Aim: All of the listing below must be repeated word for word. Pictures are the only thing to omit.

Source material:

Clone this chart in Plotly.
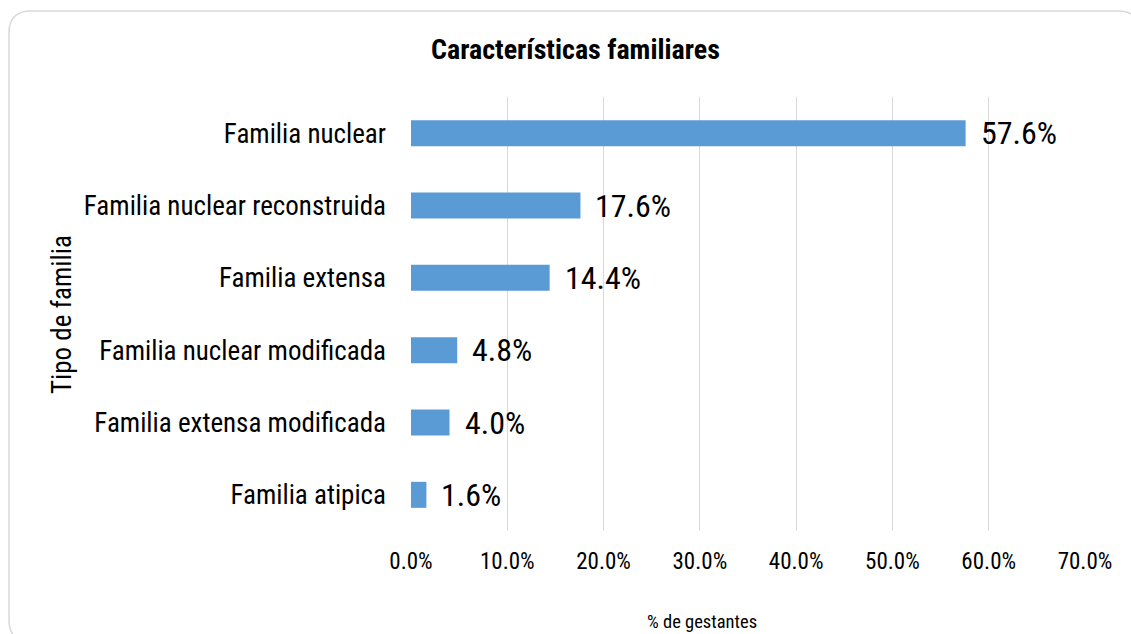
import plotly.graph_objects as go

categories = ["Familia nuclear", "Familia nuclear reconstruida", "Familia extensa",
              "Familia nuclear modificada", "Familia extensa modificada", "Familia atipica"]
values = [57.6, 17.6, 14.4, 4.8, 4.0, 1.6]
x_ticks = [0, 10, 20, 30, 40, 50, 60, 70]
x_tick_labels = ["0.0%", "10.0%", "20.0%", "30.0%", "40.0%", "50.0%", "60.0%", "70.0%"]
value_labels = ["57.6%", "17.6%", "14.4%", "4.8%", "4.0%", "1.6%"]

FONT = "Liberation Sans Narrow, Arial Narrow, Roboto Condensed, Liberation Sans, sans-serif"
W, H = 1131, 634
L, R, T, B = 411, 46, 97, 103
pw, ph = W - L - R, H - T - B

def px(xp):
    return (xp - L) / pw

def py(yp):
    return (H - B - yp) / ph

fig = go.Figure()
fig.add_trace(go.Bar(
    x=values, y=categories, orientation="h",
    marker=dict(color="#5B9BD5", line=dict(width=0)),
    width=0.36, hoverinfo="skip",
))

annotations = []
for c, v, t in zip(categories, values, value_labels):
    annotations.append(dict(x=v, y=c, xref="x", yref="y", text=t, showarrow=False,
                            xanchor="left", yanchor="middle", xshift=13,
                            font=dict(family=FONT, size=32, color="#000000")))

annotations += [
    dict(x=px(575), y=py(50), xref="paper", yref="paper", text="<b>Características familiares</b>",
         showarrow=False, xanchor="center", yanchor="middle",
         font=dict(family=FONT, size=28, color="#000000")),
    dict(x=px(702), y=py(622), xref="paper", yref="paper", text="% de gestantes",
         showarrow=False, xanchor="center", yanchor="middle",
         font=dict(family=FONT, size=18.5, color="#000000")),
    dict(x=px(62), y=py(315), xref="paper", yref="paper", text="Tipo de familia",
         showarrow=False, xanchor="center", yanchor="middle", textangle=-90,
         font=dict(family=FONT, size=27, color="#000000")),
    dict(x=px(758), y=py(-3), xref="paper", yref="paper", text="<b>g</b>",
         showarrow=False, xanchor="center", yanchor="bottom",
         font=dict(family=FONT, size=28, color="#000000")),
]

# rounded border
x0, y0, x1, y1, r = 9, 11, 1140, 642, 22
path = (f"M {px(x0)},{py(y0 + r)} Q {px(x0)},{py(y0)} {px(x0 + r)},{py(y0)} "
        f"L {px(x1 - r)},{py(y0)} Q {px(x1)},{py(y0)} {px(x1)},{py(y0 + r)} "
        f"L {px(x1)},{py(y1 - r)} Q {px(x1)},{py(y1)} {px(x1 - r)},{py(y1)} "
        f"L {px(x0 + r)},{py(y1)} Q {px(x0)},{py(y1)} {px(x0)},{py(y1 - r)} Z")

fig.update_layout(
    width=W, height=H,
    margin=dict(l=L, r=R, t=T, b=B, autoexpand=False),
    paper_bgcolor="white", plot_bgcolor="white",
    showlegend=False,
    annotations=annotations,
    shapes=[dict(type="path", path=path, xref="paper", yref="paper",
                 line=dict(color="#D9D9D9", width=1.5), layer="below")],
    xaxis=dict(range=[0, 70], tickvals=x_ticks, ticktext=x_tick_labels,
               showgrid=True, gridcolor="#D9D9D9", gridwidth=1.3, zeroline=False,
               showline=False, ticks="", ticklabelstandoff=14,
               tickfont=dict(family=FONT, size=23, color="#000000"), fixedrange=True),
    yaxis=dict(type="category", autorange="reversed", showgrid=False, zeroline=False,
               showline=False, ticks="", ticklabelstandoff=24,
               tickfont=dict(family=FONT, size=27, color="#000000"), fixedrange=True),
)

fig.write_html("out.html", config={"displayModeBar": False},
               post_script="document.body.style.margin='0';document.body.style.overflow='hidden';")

Task solution:
Clone this chart in Plotly.
import plotly.graph_objects as go

categories = ["Familia nuclear", "Familia nuclear reconstruida", "Familia extensa",
              "Familia nuclear modificada", "Familia extensa modificada", "Familia atipica"]
values = [57.6, 17.6, 14.4, 4.8, 4.0, 1.6]
x_ticks = [0, 10, 20, 30, 40, 50, 60, 70]
x_tick_labels = ["0.0%", "10.0%", "20.0%", "30.0%", "40.0%", "50.0%", "60.0%", "70.0%"]
value_labels = ["57.6%", "17.6%", "14.4%", "4.8%", "4.0%", "1.6%"]

FONT = "Liberation Sans Narrow, Arial Narrow, Roboto Condensed, Liberation Sans, sans-serif"
W, H = 1131, 634
L, R, T, B = 411, 46, 97, 103
pw, ph = W - L - R, H - T - B

def px(xp):
    return (xp - L) / pw

def py(yp):
    return (H - B - yp) / ph

fig = go.Figure()
fig.add_trace(go.Bar(
    x=values, y=categories, orientation="h",
    marker=dict(color="#5B9BD5", line=dict(width=0)),
    width=0.36, hoverinfo="skip",
))

annotations = []
for c, v, t in zip(categories, values, value_labels):
    annotations.append(dict(x=v, y=c, xref="x", yref="y", text=t, showarrow=False,
                            xanchor="left", yanchor="middle", xshift=13,
                            font=dict(family=FONT, size=32, color="#000000")))

annotations += [
    dict(x=px(575), y=py(50), xref="paper", yref="paper", text="<b>Características familiares</b>",
         showarrow=False, xanchor="center", yanchor="middle",
         font=dict(family=FONT, size=28, color="#000000")),
    dict(x=px(702), y=py(622), xref="paper", yref="paper", text="% de gestantes",
         showarrow=False, xanchor="center", yanchor="middle",
         font=dict(family=FONT, size=18.5, color="#000000")),
    dict(x=px(62), y=py(315), xref="paper", yref="paper", text="Tipo de familia",
         showarrow=False, xanchor="center", yanchor="middle", textangle=-90,
         font=dict(family=FONT, size=27, color="#000000")),
    dict(x=px(758), y=py(-3), xref="paper", yref="paper", text="<b>g</b>",
         showarrow=False, xanchor="center", yanchor="bottom",
         font=dict(family=FONT, size=28, color="#000000")),
]

# rounded border
x0, y0, x1, y1, r = 9, 11, 1140, 642, 22
path = (f"M {px(x0)},{py(y0 + r)} Q {px(x0)},{py(y0)} {px(x0 + r)},{py(y0)} "
        f"L {px(x1 - r)},{py(y0)} Q {px(x1)},{py(y0)} {px(x1)},{py(y0 + r)} "
        f"L {px(x1)},{py(y1 - r)} Q {px(x1)},{py(y1)} {px(x1 - r)},{py(y1)} "
        f"L {px(x0 + r)},{py(y1)} Q {px(x0)},{py(y1)} {px(x0)},{py(y1 - r)} Z")

fig.update_layout(
    width=W, height=H,
    margin=dict(l=L, r=R, t=T, b=B, autoexpand=False),
    paper_bgcolor="white", plot_bgcolor="white",
    showlegend=False,
    annotations=annotations,
    shapes=[dict(type="path", path=path, xref="paper", yref="paper",
                 line=dict(color="#D9D9D9", width=1.5), layer="below")],
    xaxis=dict(range=[0, 70], tickvals=x_ticks, ticktext=x_tick_labels,
               showgrid=True, gridcolor="#D9D9D9", gridwidth=1.3, zeroline=False,
               showline=False, ticks="", ticklabelstandoff=14,
               tickfont=dict(family=FONT, size=23, color="#000000"), fixedrange=True),
    yaxis=dict(type="category", autorange="reversed", showgrid=False, zeroline=False,
               showline=False, ticks="", ticklabelstandoff=24,
               tickfont=dict(family=FONT, size=27, color="#000000"), fixedrange=True),
)

fig.write_html("out.html", config={"displayModeBar": False},
               post_script="document.body.style.margin='0';document.body.style.overflow='hidden';")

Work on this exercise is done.